After a few video testimonials—one from Barbra Streisand (holding a bobblehead doll of Tommy, saying how much fun she had working with him), another from Paul McCartney (who shouted out his name, “Tommy! Tommy!” into the camera)—singer Al Jarreau took the stage; he, too, suffering from a long-standing bout with back problems, needed assistance getting on and off the stage.

After Al’s set, more tributes. Then Leon Russell arrived to perform “This Masquerade,” the song he had written that launched Tommy’s string of platinum records and Grammy Awards. That night, Leon, too, appeared fragile, and was also using a cane to walk the few feet to the piano.

The evening had become a cavalcade of walking sticks, a deep irony both as a metaphor for an aging record business and a tip of the cosmic hat to Tommy, who had been using a walking stick his whole life.

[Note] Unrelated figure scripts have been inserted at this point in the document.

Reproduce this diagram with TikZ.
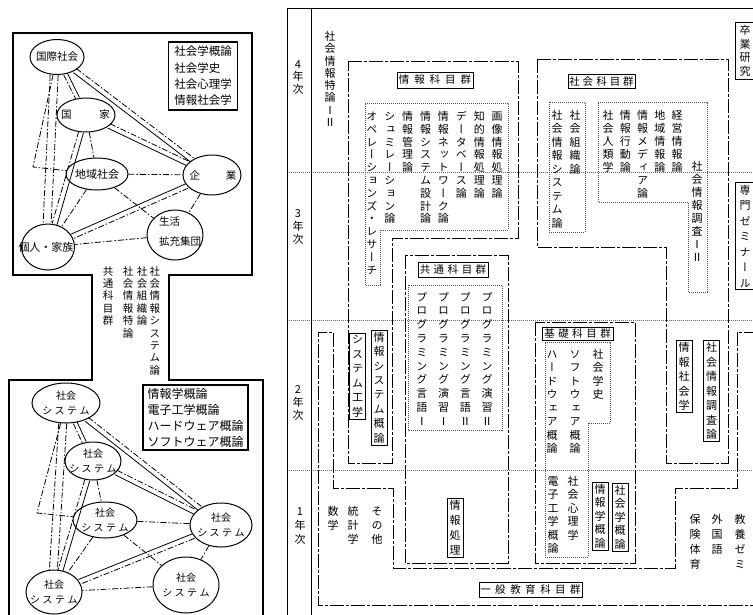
\documentclass[tikz,border=0pt]{standalone}
\usepackage{fontspec}
\usetikzlibrary{shapes.geometric}
\newfontfamily\jp{Noto Sans CJK JP}
\newfontfamily\vjp[RawFeature=+vert]{Noto Sans CJK JP}
\newdimen\lsk
\makeatletter
\def\vt@loop#1{\ifx#1\relax\else\hbox to 1em{\hss#1\hss}\expandafter\vt@loop\fi}
\newcommand\vtxt[2][13pt]{\vtop{\baselineskip=#1\lineskiplimit=-50pt\lineskip=0pt\vt@loop#2\relax}}
\newcommand\ls[2][3.5pt]{\lsk=#1\relax\ls@a#2\relax}
\def\ls@a#1{#1\ls@b}
\def\ls@b#1{\ifx#1\relax\else\kern\lsk#1\expandafter\ls@b\fi}
\makeatother
\newcommand\cg[1]{\hskip#1\relax}
\tikzset{
  vcol/.style={inner sep=0pt, anchor=north, font=\vjp\fontsize{11}{13}\selectfont},
  vbox/.style={draw, line width=0.6pt, inner xsep=2.5pt, inner ysep=2pt, font=\vjp\fontsize{11}{13}\selectfont},
  hlab/.style={draw, line width=0.6pt, inner sep=1pt, font=\jp\fontsize{10.5}{12}\selectfont},
  grp/.style={line width=0.8pt, dash pattern=on 14pt off 2pt on 3pt off 2pt},
  inbox/.style={line width=0.5pt, dash pattern=on 1pt off 1pt, black!70},
  yrline/.style={line width=0.5pt, dash pattern=on 1pt off 1pt, black!60},
  rfrm/.style={line width=0.9pt},
  lfrm/.style={line width=1.2pt, line join=miter},
  ell/.style 2 args={ellipse, draw, line width=1pt, inner sep=0pt, minimum width=#1, minimum height=#2},
  gtxt/.style={inner sep=0pt, align=center, font=\jp\fontsize{10.5}{13}\selectfont},
  lbox/.style={draw, line width=1.1pt, align=left, inner sep=0pt},
  dd/.style={line width=0.8pt, dash pattern=on 6pt off 2pt on 1.5pt off 2pt},
  sl/.style={line width=0.8pt},
  pp/.style={transform canvas={shift={#1}}}
}
\newcommand\net[7]{%
 \draw[dd,pp={(1.5,-2)}] (#1) -- (#4);%
 \draw[sl,pp={(-1.5,2)}] (#1) -- (#4);%
 \draw[sl,pp={(1.8,-0.9)}] (#1) -- (#2);%
 \draw[dd,pp={(-1.8,0.9)}] (#1) -- (#2);%
 \draw[dd,pp={(-6,0)}] (#1) -- (#6);%
 \draw[dd,pp={(2,0)}] (#1) -- (#6);%
 \draw[dd] (#1) -- (#7) -- (#3);%
 \draw[dd,pp={(1.1,-2.2)}] (#2) -- (#4);%
 \draw[sl,pp={(-1.1,2.2)}] (#2) -- (#4);%
 \draw[dd] (#2) -- (#3);%
 \draw[sl,pp={(2.4,0.7)}] (#2) -- (#6);%
 \draw[dd,pp={(-2.4,-0.7)}] (#2) -- (#6);%
 \draw[dd] (#3) -- (#4);%
 \draw[dd] (#3) -- (#6);%
 \draw[dd] (#3) -- (#5);%
 \draw[dd] (#4) -- (#5);%
 \draw[sl,pp={(-1,-2.3)}] (#4) -- (#6);%
 \draw[dd,pp={(1,2.3)}] (#4) -- (#6);%
 \draw[dd] (#5) -- (#6);%
}
\begin{document}
\begin{tikzpicture}[x=1pt,y=-1pt]
\path[use as bounding box, fill=white] (0,0) rectangle (753,614);
% ---------------- left panel ----------------
\draw[lfrm] (9,616) -- (9,380) -- (92,380) -- (92,275) -- (13,275) -- (13,33) -- (252,33) -- (252,275) -- (169,275) -- (169,380) -- (263,380) -- (263,616);
% upper network
\node[ell={54}{35}] (A) at (57,57) {};
\node[ell={58}{34}] (B) at (86,115) {};
\node[ell={62}{32}] (C) at (97,174) {};
\node[ell={58}{40}] (D) at (212,175) {};
\node[ell={56}{50}] (E) at (175,235) {};
\node[ell={53}{46}] (F) at (48,247) {};
\coordinate (Ae) at (33,167);
\net{A}{B}{C}{D}{E}{F}{Ae}
\node[gtxt] (At) at (A) {国際社会};
\node[gtxt] (Bt) at (85.5,115) {国\hspace{28pt}家};
\node[gtxt, font=\jp\fontsize{11}{13}\selectfont] (Ct) at (C) {地域社会};
\node[gtxt] (Dt) at (213,175) {企\hspace{26pt}業};
\node[gtxt, align=left, font=\jp\fontsize{10.5}{20}\selectfont] (Et) at (180,232) {生活\\拡充集団};
\node[gtxt, font=\jp\fontsize{11}{13}\selectfont] (Ft) at (46,247) {個人・家族};
\node[lbox, font=\jp\fontsize{11.5}{16.3}\selectfont, minimum width=69, minimum height=68] (K1) at (203,76) {社会学概論\\社会学史\\社会心理学\\情報社会学};
% neck text
\node[vcol, font=\vjp\fontsize{10.5}{12}\selectfont] (Nk) at (131.5,266) {\vtxt[12.4pt]{共通科目群}\cg{9.5pt}\vtxt[12.4pt]{社会情報特論}\cg{3.5pt}\vtxt[12.4pt]{社会組織論}\cg{2.5pt}\vtxt[12.4pt]{社会情報システム論}};
% lower network
\node[ell={68}{40}] (S1) at (66,403) {};
\node[ell={56}{38}] (S2) at (93,461) {};
\node[ell={64}{36}] (S3) at (105,520) {};
\node[ell={62}{44}] (S4) at (221,525) {};
\node[ell={66}{56}] (S5) at (186,585) {};
\node[ell={56}{44}] (S6) at (54,592) {};
\coordinate (Se) at (37,513);
\net{S1}{S2}{S3}{S4}{S5}{S6}{Se}
\foreach \s in {S1,S2,S3,S4,S5,S6}
  \node[gtxt, font=\jp\fontsize{10}{15}\selectfont] (\s t) at (\s) {社会\\\ls[2.5pt]{システム}};
\node[lbox, font=\jp\fontsize{12}{16}\selectfont, minimum width=105, minimum height=65] (K2) at (195.5,417.5) {情報学概論\\電子工学概論\\ハードウェア概論\\ソフトウェア概論};
% ---------------- right panel ----------------
\foreach \yy in {172,320,470} \draw[yrline] (287,\yy) -- (753,\yy);
\draw[rfrm] (755,8) -- (287,8) -- (287,616);
\draw[rfrm] (311,8) -- (311,616);
% group outlines
\draw[grp] (348,61) -- (518,61) -- (518,238) -- (392,238) -- (392,463) -- (348,463) -- cycle;
\draw[grp] (405,255) rectangle (508,563);
\draw[grp] (537,59) -- (728,59) -- (728,463) -- (666,463) -- (666,247) -- (537,247) -- cycle;
\draw[grp] (535,322) rectangle (635,563);
\draw[grp] (758,332) -- (737,332) -- (737,488) -- (675,488) -- (675,568) -- (393,568) -- (393,488) -- (333,488) -- (333,332) -- (318,332) -- (318,605) -- (758,605);
% dotted inner boxes
\draw[inbox] (365,103) -- (508,103) -- (508,230) -- (380,230) -- (380,285) -- (365,285) -- cycle;
\draw[inbox] (549,102) rectangle (585,232);
\draw[inbox] (598,102) -- (707,102) -- (707,292) -- (688,292) -- (688,202) -- (598,202) -- cycle;
\draw[inbox] (408,285) rectangle (502,430);
\draw[inbox] (545,342) -- (610,342) -- (610,423) -- (588,423) -- (588,557) -- (545,557) -- cycle;
% year labels
\node[vcol] (Y4) at (298,60) {\vtxt[12.5pt]{4年次}};
\node[vcol] (Y3) at (298,209) {\vtxt[13pt]{3年次}};
\node[vcol] (Y2) at (298,385) {\vtxt[13pt]{2年次}};
\node[vcol] (Y1) at (300,507) {\vtxt[14pt]{1年次}};
% group labels
\node[hlab, minimum width=76, minimum height=16] (Lj) at (435,80) {\ls[5pt]{情報科目群}};
\node[hlab, minimum width=67, minimum height=14] (Ls) at (601.5,81.5) {\ls[3pt]{社会科目群}};
\node[hlab, minimum width=70, minimum height=15] (Lk) at (453,269.5) {\ls[3.5pt]{共通科目群}};
\node[hlab, minimum width=71, minimum height=13] (Lb) at (577.5,333.5) {\ls[3.5pt]{基礎科目群}};
\node[hlab, minimum width=103, minimum height=15] (Lg) at (530.5,589.5) {\ls[4.5pt]{一般教育科目群}};
% columns
\node[vcol] (Tk) at (330,31) {\vtxt[12.3pt]{社会情報特論ⅠⅡ}};
\node[vcol] (Jc) at (434.5,111) {\vtxt[12.8pt]{オペレーションズ・レサーチ}\cg{6.9pt}\vtxt[12.8pt]{シュミレーション論}\cg{6.9pt}\vtxt[12.8pt]{情報管理論}\cg{6.9pt}\vtxt[12.8pt]{情報システム設計論}\cg{6.9pt}\vtxt[12.8pt]{情報ネットワーク論}\cg{6.9pt}\vtxt[12.8pt]{データベース論}\cg{6.9pt}\vtxt[12.8pt]{知的情報処理論}\cg{6.9pt}\vtxt[12.8pt]{画像情報処理論}};
\node[vcol] (Kc) at (454.5,292) {\vtxt[13.8pt]{プログラミング言語Ⅰ}\cg{10.7pt}\vtxt[13.8pt]{プログラミング演習Ⅰ}\cg{10.7pt}\vtxt[13.8pt]{プログラミング言語Ⅱ}\cg{10.7pt}\vtxt[13.8pt]{プログラミング演習Ⅱ}};
\node[vcol] (Sa) at (566,110) {\vtxt[13.5pt]{社会情報システム論}\cg{7pt}\vtxt[13.5pt]{社会組織論}};
\node[vcol] (Sb) at (642.5,110) {\vtxt[13pt]{社会人類学}\cg{6.25pt}\vtxt[13pt]{情報行動論}\cg{6.25pt}\vtxt[13pt]{情報メディア論}\cg{6.25pt}\vtxt[13pt]{地域情報論}\cg{6.25pt}\vtxt[13pt]{経営情報論}};
\node[vcol] (Sc) at (697,161) {\vtxt[13pt]{社会情報調査ⅠⅡ}};
\node[vcol] (Ka) at (575,349) {\vtxt[13.5pt]{ハードウェア概論}\cg{12pt}\vtxt[13.5pt]{ソフトウェア概論}\cg{12pt}\vtxt[13.5pt]{社会学史}};
\node[vcol] (Kb) at (563,476) {\vtxt[13.5pt]{電子工学概論}\cg{9pt}\vtxt[13.5pt]{社会心理学}};
\node[vcol] (Ip) at (355,506) {\vtxt[14pt]{数学}\cg{9pt}\vtxt[14pt]{統計学}\cg{13pt}\vtxt[14pt]{その他}};
\node[vcol] (Iq) at (717.5,514) {\vtxt[15pt]{保険体育}\cg{11pt}\vtxt[15pt]{外国語}\cg{12pt}\vtxt[15pt]{教養ゼミ}};
% boxed single columns
\node[vbox] (Bsk) at (357.5,376.5) {\vtxt[14.5pt]{システム工学}};
\node[vbox] (Bjsg) at (379,387.5) {\vtxt[14.4pt]{情報システム概論}};
\node[vbox] (Bjsh) at (684,376.5) {\vtxt[14.5pt]{情報社会学}};
\node[vbox] (Bsjc) at (711.5,391) {\vtxt[14.5pt]{社会情報調査論}};
\node[vbox] (Bjg) at (600,516) {\vtxt[13.5pt]{情報学概論}};
\node[vbox] (Bsg) at (620,517) {\vtxt[13.5pt]{社会学概論}};
\node[vbox] (Bjs) at (455,527.5) {\vtxt[15pt]{情報処理}};
\node[vbox, inner xsep=4pt, inner ysep=3.2pt] (Bsot) at (745,51) {\vtxt[13.5pt]{卒業研究}};
\node[vbox, inner xsep=4pt] (Bsem) at (745,236) {\vtxt[15.5pt]{専門ゼミナール}};
\end{tikzpicture}
\end{document}
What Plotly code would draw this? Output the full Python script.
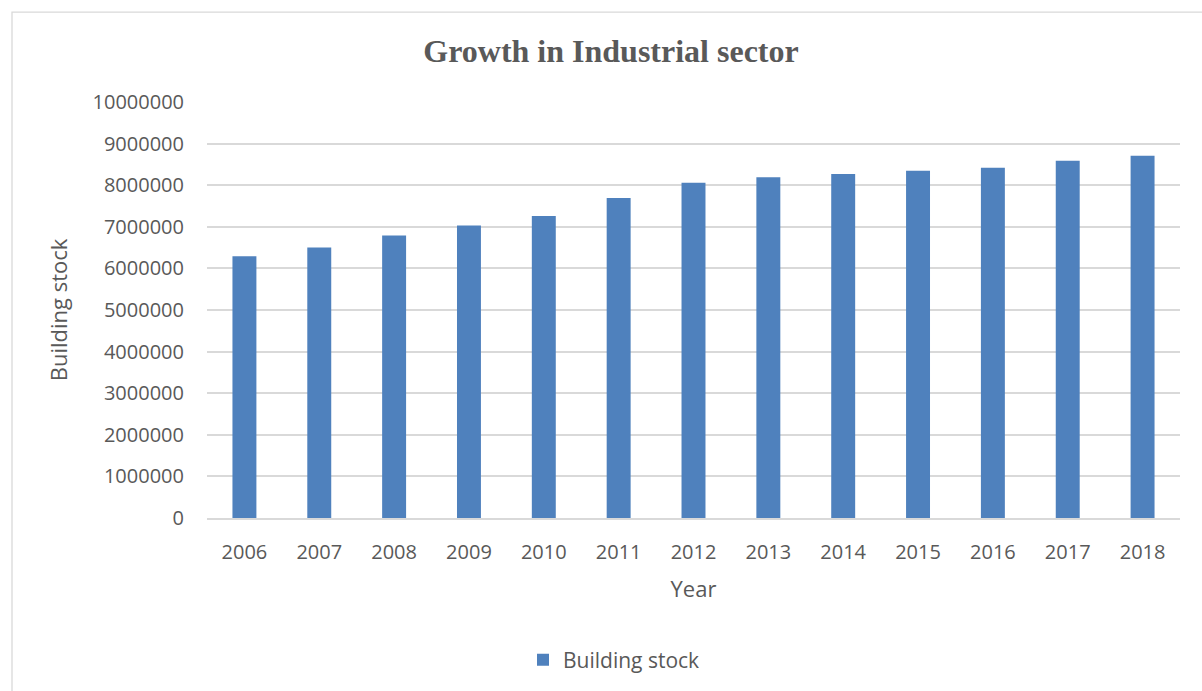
import plotly.graph_objects as go

years = ["2006", "2007", "2008", "2009", "2010", "2011", "2012",
         "2013", "2014", "2015", "2016", "2017", "2018"]
building_stock = [6290000, 6500000, 6790000, 7030000, 7260000, 7690000, 8060000,
                  8190000, 8270000, 8350000, 8420000, 8590000, 8710000]
y_ticks = [0, 1000000, 2000000, 3000000, 4000000, 5000000,
           6000000, 7000000, 8000000, 9000000, 10000000]

W, H = 1202, 691
L, R, T, B = 207, 22, 102, 172
pw, ph = W - L - R, H - T - B

text_color = "#595959"
grid_color = "#d9d9d9"
sans = "Open Sans"

fig = go.Figure()
fig.add_trace(go.Bar(
    x=years, y=building_stock, name="Building stock",
    marker=dict(color="#4f81bd", line=dict(width=0)),
))

# outer chart frame
fig.add_shape(type="rect", xref="paper", yref="paper",
              x0=(12 - L) / pw, x1=(W + 10 - L) / pw,
              y0=-(B + 10) / ph, y1=(H - B - 12) / ph,
              line=dict(color=grid_color, width=1.3), layer="below")

fig.update_layout(
    width=W, height=H,
    margin=dict(l=L, r=R, t=T, b=B),
    paper_bgcolor="white", plot_bgcolor="white",
    bargap=0.68,
    title=dict(text="<b>Growth in Industrial sector</b>", x=611 / W, xanchor="center",
               y=1 - 51 / H, yanchor="middle",
               font=dict(family="Liberation Serif", size=32, color=text_color)),
    font=dict(family=sans, size=20, color=text_color),
    showlegend=True,
    legend=dict(orientation="h", x=(614 - L) / pw, xanchor="center", y=-(660 - 519) / ph,
                yanchor="middle", font=dict(size=21, color=text_color)),
    xaxis=dict(
        title=dict(text="Year", standoff=18, font=dict(size=22)),
        showline=True, linecolor=grid_color, linewidth=1.5,
        ticks="", ticklabelstandoff=15, tickfont=dict(size=20),
    ),
    yaxis=dict(
        title=dict(text="Building stock", standoff=18, font=dict(size=22)),
        range=[0, 10000000], tickvals=y_ticks, tickformat="d",
        showgrid=True, gridcolor=grid_color, gridwidth=1.8,
        zeroline=False, showline=False, ticks="", ticklabelstandoff=22,
        tickfont=dict(size=20),
    ),
)

fig.write_html("out.html")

Finally, Diana Krall, in a simple black dress, performed several elegant numbers, and then a five-foot birthday cake was rolled out onto the stage and Tommy cut the first piece. But words failed him. He had a paper in his hand with the speech he had written the night before, but he put it down on the lectern and said, simply, “I can’t read what I wrote.” He was choked. All he could say was “Thank you,” and left the stage; later he would call each of the people he had intended to thank in his speech and tell them personally how much they meant to him.

At the afterparty, an open-bar celebration where Tommy was both the rabbi and the bar mitzvah boy, he was surrounded by friends and family and entertained by four tenor saxophone players who roamed the hall and created tuneful chaos playing variations on a jazz theme. Tommy worked the crowd, smiling but clearly ready to leave.

Turning eighty is enough to give anyone pause, but the fact that the music business was gone raised interesting questions: With the structure, the artifice, the ladder, the airfoil, the old folks, the old ways, all gone, pure gossamer, who was he now? What was he going to do? Was it all just one big afterparty?